At the same time, she's defending a decision by the exchange's board to provide public information about how many people have signed up on a monthly basis.
Some other states have opted for more transparency, releasing figures weekly or even daily.
"I'm not sure that we're not transparent," said Connect for Health Colorado CEO Patty Fontneau. "It really is a function of saying this is a long-term effort and we are continuing to grow our numbers and we prefer to focus on those on a monthly basis instead of a daily or weekly."
Asked whether she anticipates the rate of signups to improve, Fontneau grins and says, "we'll see," declining to give a hint of how things have been going since week one.
By next October, she says, the exchange hopes to have signed up about 135,000 people, which would be deemed a "mid" range of performance. Officials set a "low" performance estimate of 75,000 people and a "high" target of 200,000.
Figures for the entire month of October are expected to be released in early November.
Meantime, she's had time to reflect on how the website itself has performed.
"We had some bumps along the way," said Patty Fontneau. "In those first few days we had account creation problems."
Those have largely been ironed out, and indeed, the issues with Colorado's exchange pale in comparison to the myriad problems with healthcare.gov, the national exchange being used by most other states.
However, Colorado's exchange does still lack some of the basic functionality its designers planned to include.
It is possible to go onto the website, get prices, and buy an insurance plan in Colorado. But if you have low enough income to qualify for subsidies, you'll need to make a phone call to get the discount applied to your monthly premium.
If you don't want to call in, you can skip that step and simply take the tax credit when you fill out your 2014 income taxes, but that option is likely to be much less palatable than a lower premium to people with incomes low enough to qualify.
Fontneau says the web-based system to apply the discount was finished before the October 1 launch, but there wasn't enough time to test it for bugs.
"We wanted to make sure beyond a shadow of a doubt that if we gave you the tax credit, it was done accurately," said Fontneau.
Since the launch, she says, the exchange has been able to activate a feature that allows users to filter results by available providers, allowing people to choose insurance accepted by their current doctors.
Much of the scrutiny around the federal exchange has fallen on a contractor called CGI, which also worked on Colorado's and other state exchanges.
In Colorado, the company acted as "systems integrator," which means they coordinated several software products to perform the functions on the state's website. Most of connectforhealthco.com was built using programs that can be purchased on the shelf, then customized.
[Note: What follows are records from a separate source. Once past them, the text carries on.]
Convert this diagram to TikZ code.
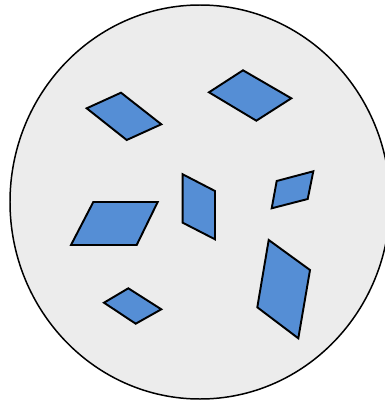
\documentclass[tikz,border=0pt]{standalone}
\definecolor{dishgray}{RGB}{236,236,236}
\definecolor{flakeblue}{RGB}{85,142,213}
\tikzset{flake/.style={draw=black, fill=flakeblue, line width=1.1pt, line join=miter}}
\begin{document}
\begin{tikzpicture}[x=0.02cm, y=-0.02cm]
  \useasboundingbox (0,0) rectangle (385,402);
  \begin{scope}
    \clip (0,0) rectangle (385,402);
    \draw[fill=dishgray, line width=0.85pt] (200,202) ellipse [x radius=190, y radius=197];
  \end{scope}
  % flakes
  \draw[flake] (86.7,108.3) -- (121,92.7) -- (161.3,124.3) -- (126.7,140) -- cycle;
  \draw[flake] (209,92.3) -- (243,70.3) -- (291.3,98.3) -- (256.3,120.7) -- cycle;
  \draw[flake] (182.7,174.3) -- (215,191) -- (215,239.3) -- (182.7,222.7) -- cycle;
  \draw[flake] (276.7,181) -- (313.3,171.3) -- (307.7,199) -- (271.7,208.3) -- cycle;
  \draw[flake] (93.3,202) -- (157.7,202) -- (136.7,245) -- (71,245) -- cycle;
  \draw[flake] (268.7,240) -- (310,270) -- (298.3,338.3) -- (257.3,307.3) -- cycle;
  \draw[flake] (104,302.7) -- (128.3,288.3) -- (161.3,309.3) -- (135.7,323.7) -- cycle;
\end{tikzpicture}
\end{document}
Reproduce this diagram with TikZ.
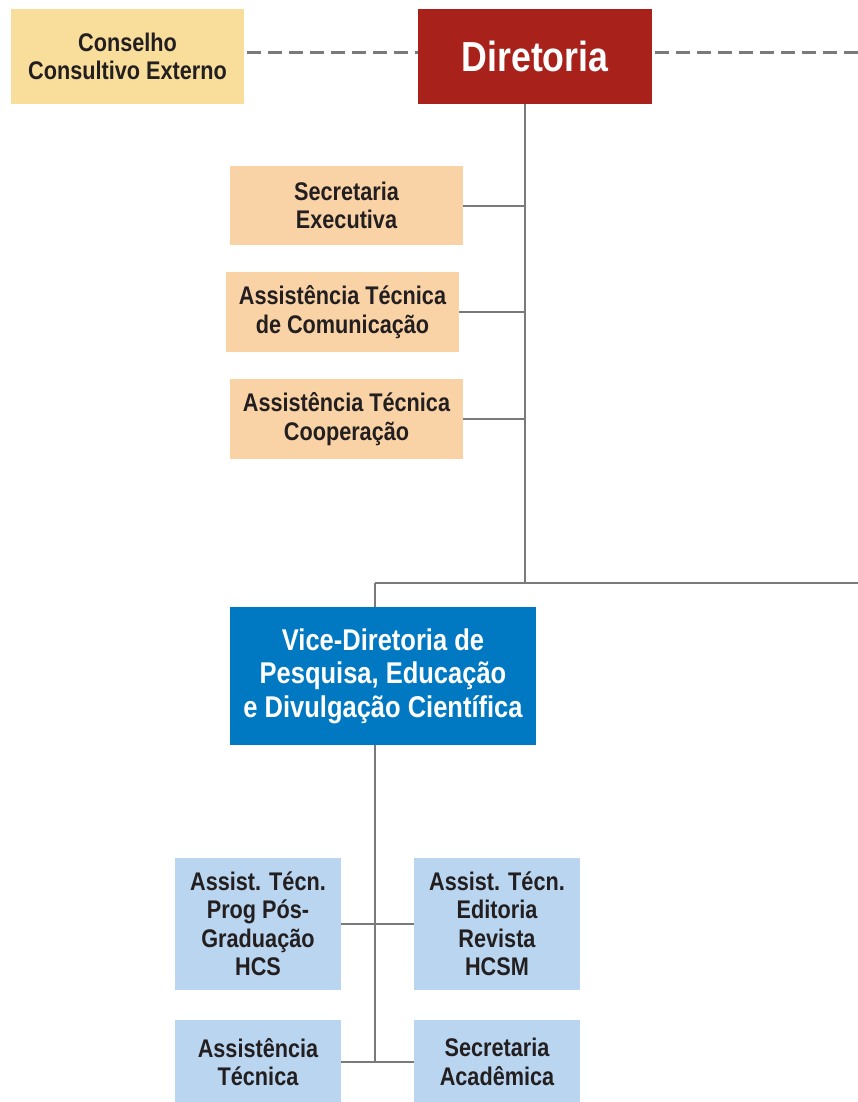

While the company is being chastised for its work on the national exchange, Colorado's officials say they've had no problems with the contractor.
"CGI has been a great partner to us and has worked very well with us over the last year and a half," said Fonteau.
When it's all said and done, the success of Colorado's exchange will be judged by how many uninsured people get covered, to bring their premiums and health risks into the health insurance pool.
The Affordable Care Act does set out fines to penalize people who don't buy insurance, which are relatively modest in the initial year.
An good salesperson doesn't typically sell you car insurance by talking about the fine for driving without it, they sell you by talking about the costs you might have to pay if you get in an accident.
The people with the health exchange follow a similar method for skeptical clients.
"My pitch would have nothing to do with the fine," said Fontneau. "It's just important to have health insurance, because we never know what's going to happen to us."